Speaking on the question, "Why is self-denial unpopular today?" Dr. Joseph Ton last night told an audience of 100 in the Science Center that "society has fallen prey to the deception that independence is the way to self-fulfillment."
The talk was the third installment in a lecture series organized by the Harvard-Radeliffe Christian Fellowship, and coincided with a week of house table discussions on current Christian issues.
"The opposite of self-denial is self-government," said the Baptist minister who was persecuted and eventually forced to leave Rumania for his attempts to achieve religious freedom. "Self-denial is giving your life to someone else to govern and dispose with. Self-denial is a way of knowing God."

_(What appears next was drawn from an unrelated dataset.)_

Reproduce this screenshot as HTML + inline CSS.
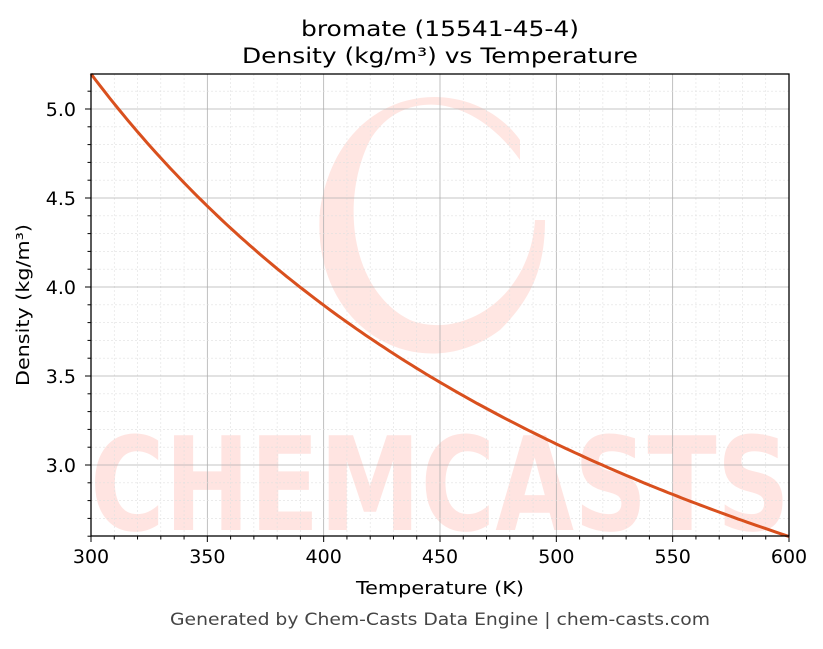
<!DOCTYPE html>
<html><head><meta charset="utf-8"><style>
body{margin:0;background:#fff;width:823px;height:644px;overflow:hidden}
text{font-family:"DejaVu Sans","Liberation Sans",sans-serif}
</style></head><body>
<svg id="s" width="823" height="644" xmlns="http://www.w3.org/2000/svg">
<rect width="823" height="644" fill="#fff"/>
<g id="wm" opacity="0.13" fill="#ff3b1f">
<text x="440" y="530" font-size="130" font-weight="bold" text-anchor="middle" textLength="700" lengthAdjust="spacingAndGlyphs">CHEMCASTS</text>
<path d="M520 140 C470 70 340 80 320 210 C310 330 420 390 500 330 C530 300 545 270 545 220 L535 220 C530 300 460 340 410 320 C350 290 340 200 370 140 C400 90 470 90 520 160 Z"/>
</g>
<g id="grid"></g>
<path id="curve" fill="none" stroke="#d9501e" stroke-width="3"/>
<rect x="91" y="74" width="698" height="462" fill="none" stroke="#000" stroke-width="1.3"/>
<g id="ticks" font-size="19"></g>
<text x="440" y="36" font-size="21" text-anchor="middle" textLength="278" lengthAdjust="spacingAndGlyphs">bromate (15541-45-4)</text>
<text x="440" y="63" font-size="21" text-anchor="middle" textLength="396" lengthAdjust="spacingAndGlyphs">Density (kg/m³) vs Temperature</text>
<text x="440" y="594" font-size="18" text-anchor="middle" textLength="168" lengthAdjust="spacingAndGlyphs">Temperature (K)</text>
<text transform="translate(29,305) rotate(-90)" font-size="18" text-anchor="middle" textLength="162" lengthAdjust="spacingAndGlyphs">Density (kg/m³)</text>
<text x="440" y="625" font-size="17" fill="#444" text-anchor="middle" textLength="540" lengthAdjust="spacingAndGlyphs">Generated by Chem-Casts Data Engine | chem-casts.com</text>
</svg>
<script>
var X=function(t){return 91+(t-300)*698/300},Y=function(v){return 465-(v-3)*178};
var g='',k='';
for(var t=300;t<=600;t+=10){var x=X(t);var maj=t%50==0;
g+='<line x1="'+x+'" y1="74" x2="'+x+'" y2="536" stroke="'+(maj?'#b0b0b0':'#e0e0e0')+'" stroke-width="'+(maj?0.8:0.6)+'"'+(maj?'':' stroke-dasharray="2,2"')+'/>';
k+='<line x1="'+x+'" y1="536" x2="'+x+'" y2="'+(536+(maj?6:3.5))+'" stroke="#000"/>';
if(maj)k+='<text x="'+x+'" y="563" text-anchor="middle">'+t+'</text>';}
for(var i=26;i<=51;i++){var v=i/10,y=Y(v);var maj=i%5==0;
g+='<line x1="91" y1="'+y+'" x2="789" y2="'+y+'" stroke="'+(maj?'#b0b0b0':'#e0e0e0')+'" stroke-width="'+(maj?0.8:0.6)+'"'+(maj?'':' stroke-dasharray="2,2"')+'/>';
k+='<line x1="91" y1="'+y+'" x2="'+(91-(maj?6:3.5))+'" y2="'+y+'" stroke="#000"/>';
if(maj)k+='<text x="76" y="'+(y+7)+'" text-anchor="end">'+v.toFixed(1)+'</text>';}
document.getElementById('grid').innerHTML=g;document.getElementById('ticks').innerHTML=k;
var d='';for(var t=300;t<=600;t+=2){d+=(t==300?'M':'L')+X(t).toFixed(1)+' '+Y(5.197*300/t).toFixed(1)+' ';}
document.getElementById('curve').setAttribute('d',d);
</script>
</body></html>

Saying that nobody likes communism in a communist country, Ton said that it was impossible to find a Marxist in Rumania. "After you've tried Marx, the only alternative is Christ," he said.
During the last decade, the Rumanian government placed Ton under house arrest for publishing papers protesting government restrictions of church services and the exclusion of Christians from the universities. In 1981 the government asked him to leave permanently.
Ton became president of the Romanian Missionary Society in Wheaton, IL. The organization smuggles translations of theological literature to Rumania, produces radio programs for Radio Free Europe and the British Broadcasting Company foreign service, and applies political pressure to promote human rights in Rumania.